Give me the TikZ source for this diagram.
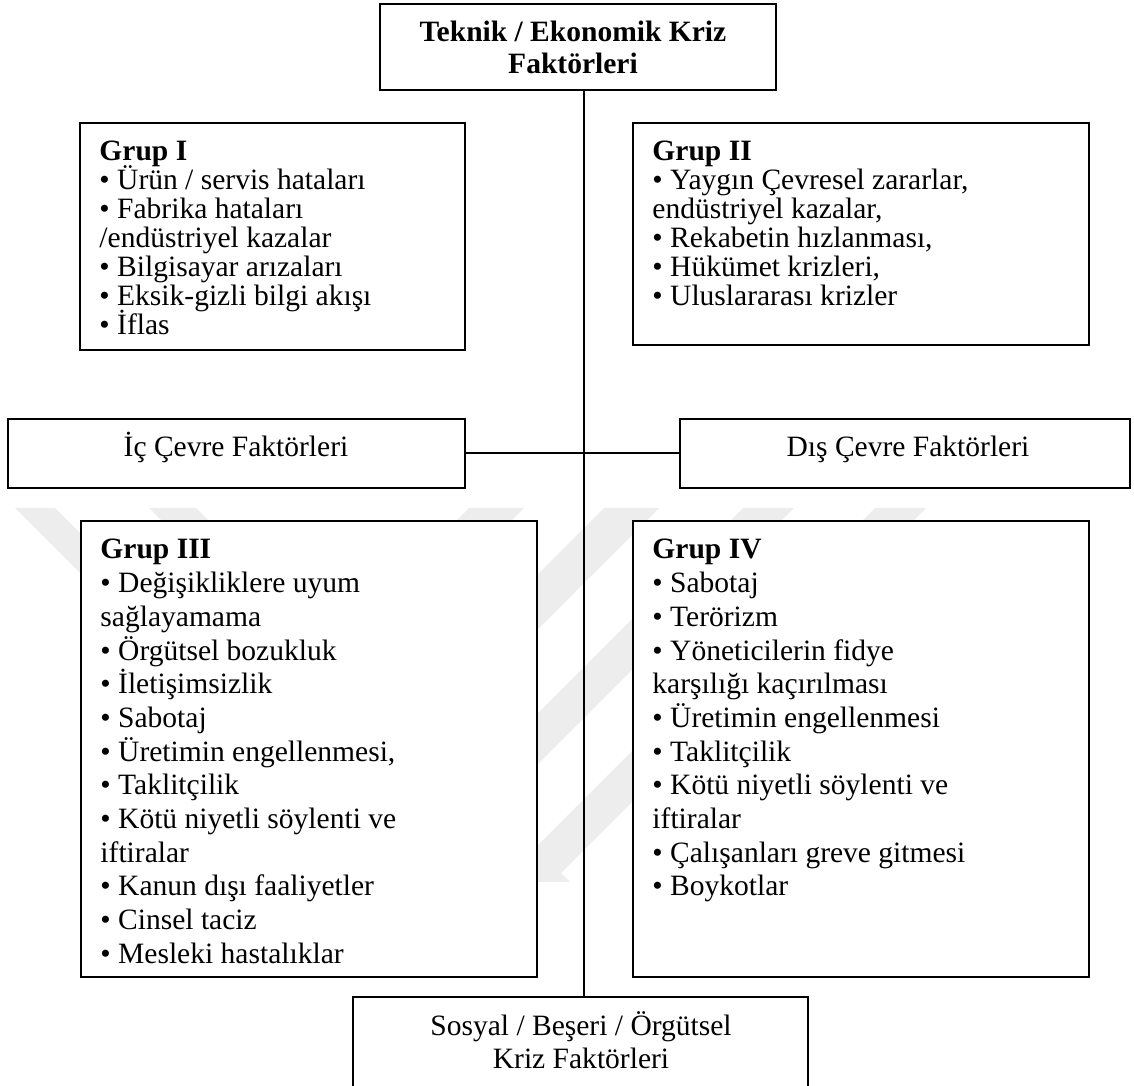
\documentclass[tikz,border=0pt]{standalone}
\usepackage{fontspec}
\setmainfont{Liberation Serif}
\usetikzlibrary{fit}
\begin{document}
\begin{tikzpicture}[x=0.42pt, y=-0.42pt,
  box/.style={draw, line width=0.84pt, fill=white, inner sep=0pt},
  wm/.style={fill=black!7},
  spine line/.style={line width=0.55pt},
  link/.style={line width=0.84pt},
  txt/.style={inner sep=0pt, font=\fontsize{12.4pt}{14pt}\selectfont},
  head/.style={inner sep=0pt, font=\fontsize{12.4pt}{14pt}\selectfont\bfseries}]

\useasboundingbox (0,0) rectangle (1134,1086);
\clip (0,0) rectangle (1134,1086);

% faint striped emblem in the background
\begin{scope}
  \clip (0,508) rectangle (1134,882);
  \foreach \a/\w in {15/40,149/47}
    \fill[wm] (\a,508) -- ++(\w,0) -- ++(400,400) -- ++(-\w,0) -- cycle;
  \foreach \a/\w in {469/55,604/55,743/51,875/51}
    \fill[wm] (\a,508) -- ++(\w,0) -- ++(-400,400) -- ++(-\w,0) -- cycle;
\end{scope}

% boxes
\node[box, fit={(380,4) (776,90)}] (top) {};
\node[box, fit={(80,123) (465,350)}] (g1) {};
\node[box, fit={(633,123) (1089,345)}] (g2) {};
\node[box, fit={(8,419) (465,488)}] (ic) {};
\node[box, fit={(680,419) (1130,488)}] (dis) {};
\node[box, fit={(81,521) (537,977)}] (g3) {};
\node[box, fit={(633,521) (1089,977)}] (g4) {};
\node[box, fit={(353,997) (808,1110)}] (bot) {};

% connectors
\coordinate (spine) at (584,0);
\draw[spine line] (top.south -| spine) -- (bot.north -| spine);
\draw[link] (ic.east) -- (dis.west);

% titles
\node[head, anchor=base] (topA) at (573,42) {Teknik / Ekonomik Kriz};
\node[head, anchor=base] (topB) at (573,74) {Faktörleri};
\node[txt, anchor=base] (icT) at (236,457) {İç Çevre Faktörleri};
\node[txt, anchor=base] (disT) at (908,457) {Dış Çevre Faktörleri};
\node[txt, anchor=base] (botA) at (581,1035) {Sosyal / Beşeri / Örgütsel};
\node[txt, anchor=base] (botB) at (581,1069) {Kriz Faktörleri};

% group lists
\foreach \lbl [count=\i from 0] in {{\bfseries Grup I}, {• Ürün / servis hataları},
    {• Fabrika hataları}, {/endüstriyel kazalar}, {• Bilgisayar arızaları},
    {• Eksik-gizli bilgi akışı}, {• İflas}}
  \node[txt, anchor=base west] (g1l\i) at (99,161+29*\i) {\lbl};

\foreach \lbl [count=\i from 0] in {{\bfseries Grup II}, {• Yaygın Çevresel zararlar,},
    {endüstriyel kazalar,}, {• Rekabetin hızlanması,}, {• Hükümet krizleri,},
    {• Uluslararası krizler}}
  \node[txt, anchor=base west] (g2l\i) at (652,161+29*\i) {\lbl};

\foreach \lbl [count=\i from 0] in {{\bfseries Grup III}, {• Değişikliklere uyum},
    {sağlayamama}, {• Örgütsel bozukluk}, {• İletişimsizlik}, {• Sabotaj},
    {• Üretimin engellenmesi,}, {• Taklitçilik}, {• Kötü niyetli söylenti ve},
    {iftiralar}, {• Kanun dışı faaliyetler}, {• Cinsel taciz}, {• Mesleki hastalıklar}}
  \node[txt, anchor=base west] (g3l\i) at (100,559+33.7*\i) {\lbl};

\foreach \lbl [count=\i from 0] in {{\bfseries Grup IV}, {• Sabotaj}, {• Terörizm},
    {• Yöneticilerin fidye}, {karşılığı kaçırılması}, {• Üretimin engellenmesi},
    {• Taklitçilik}, {• Kötü niyetli söylenti ve}, {iftiralar},
    {• Çalışanları greve gitmesi}, {• Boykotlar}}
  \node[txt, anchor=base west] (g4l\i) at (652,559+33.7*\i) {\lbl};
\end{tikzpicture}
\end{document}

□ □ □

= WORK TO COMPLETE =
Copy the material exactly. Do not include the pictures.

= SOLVED EXERCISE =
Give me the TikZ source for this diagram.
\documentclass[tikz,border=0pt]{standalone}
\usepackage{fontspec}
\setmainfont{Liberation Serif}
\usetikzlibrary{fit}
\begin{document}
\begin{tikzpicture}[x=0.42pt, y=-0.42pt,
  box/.style={draw, line width=0.84pt, fill=white, inner sep=0pt},
  wm/.style={fill=black!7},
  spine line/.style={line width=0.55pt},
  link/.style={line width=0.84pt},
  txt/.style={inner sep=0pt, font=\fontsize{12.4pt}{14pt}\selectfont},
  head/.style={inner sep=0pt, font=\fontsize{12.4pt}{14pt}\selectfont\bfseries}]

\useasboundingbox (0,0) rectangle (1134,1086);
\clip (0,0) rectangle (1134,1086);

% faint striped emblem in the background
\begin{scope}
  \clip (0,508) rectangle (1134,882);
  \foreach \a/\w in {15/40,149/47}
    \fill[wm] (\a,508) -- ++(\w,0) -- ++(400,400) -- ++(-\w,0) -- cycle;
  \foreach \a/\w in {469/55,604/55,743/51,875/51}
    \fill[wm] (\a,508) -- ++(\w,0) -- ++(-400,400) -- ++(-\w,0) -- cycle;
\end{scope}

% boxes
\node[box, fit={(380,4) (776,90)}] (top) {};
\node[box, fit={(80,123) (465,350)}] (g1) {};
\node[box, fit={(633,123) (1089,345)}] (g2) {};
\node[box, fit={(8,419) (465,488)}] (ic) {};
\node[box, fit={(680,419) (1130,488)}] (dis) {};
\node[box, fit={(81,521) (537,977)}] (g3) {};
\node[box, fit={(633,521) (1089,977)}] (g4) {};
\node[box, fit={(353,997) (808,1110)}] (bot) {};

% connectors
\coordinate (spine) at (584,0);
\draw[spine line] (top.south -| spine) -- (bot.north -| spine);
\draw[link] (ic.east) -- (dis.west);

% titles
\node[head, anchor=base] (topA) at (573,42) {Teknik / Ekonomik Kriz};
\node[head, anchor=base] (topB) at (573,74) {Faktörleri};
\node[txt, anchor=base] (icT) at (236,457) {İç Çevre Faktörleri};
\node[txt, anchor=base] (disT) at (908,457) {Dış Çevre Faktörleri};
\node[txt, anchor=base] (botA) at (581,1035) {Sosyal / Beşeri / Örgütsel};
\node[txt, anchor=base] (botB) at (581,1069) {Kriz Faktörleri};

% group lists
\foreach \lbl [count=\i from 0] in {{\bfseries Grup I}, {• Ürün / servis hataları},
    {• Fabrika hataları}, {/endüstriyel kazalar}, {• Bilgisayar arızaları},
    {• Eksik-gizli bilgi akışı}, {• İflas}}
  \node[txt, anchor=base west] (g1l\i) at (99,161+29*\i) {\lbl};

\foreach \lbl [count=\i from 0] in {{\bfseries Grup II}, {• Yaygın Çevresel zararlar,},
    {endüstriyel kazalar,}, {• Rekabetin hızlanması,}, {• Hükümet krizleri,},
    {• Uluslararası krizler}}
  \node[txt, anchor=base west] (g2l\i) at (652,161+29*\i) {\lbl};

\foreach \lbl [count=\i from 0] in {{\bfseries Grup III}, {• Değişikliklere uyum},
    {sağlayamama}, {• Örgütsel bozukluk}, {• İletişimsizlik}, {• Sabotaj},
    {• Üretimin engellenmesi,}, {• Taklitçilik}, {• Kötü niyetli söylenti ve},
    {iftiralar}, {• Kanun dışı faaliyetler}, {• Cinsel taciz}, {• Mesleki hastalıklar}}
  \node[txt, anchor=base west] (g3l\i) at (100,559+33.7*\i) {\lbl};

\foreach \lbl [count=\i from 0] in {{\bfseries Grup IV}, {• Sabotaj}, {• Terörizm},
    {• Yöneticilerin fidye}, {karşılığı kaçırılması}, {• Üretimin engellenmesi},
    {• Taklitçilik}, {• Kötü niyetli söylenti ve}, {iftiralar},
    {• Çalışanları greve gitmesi}, {• Boykotlar}}
  \node[txt, anchor=base west] (g4l\i) at (652,559+33.7*\i) {\lbl};
\end{tikzpicture}
\end{document}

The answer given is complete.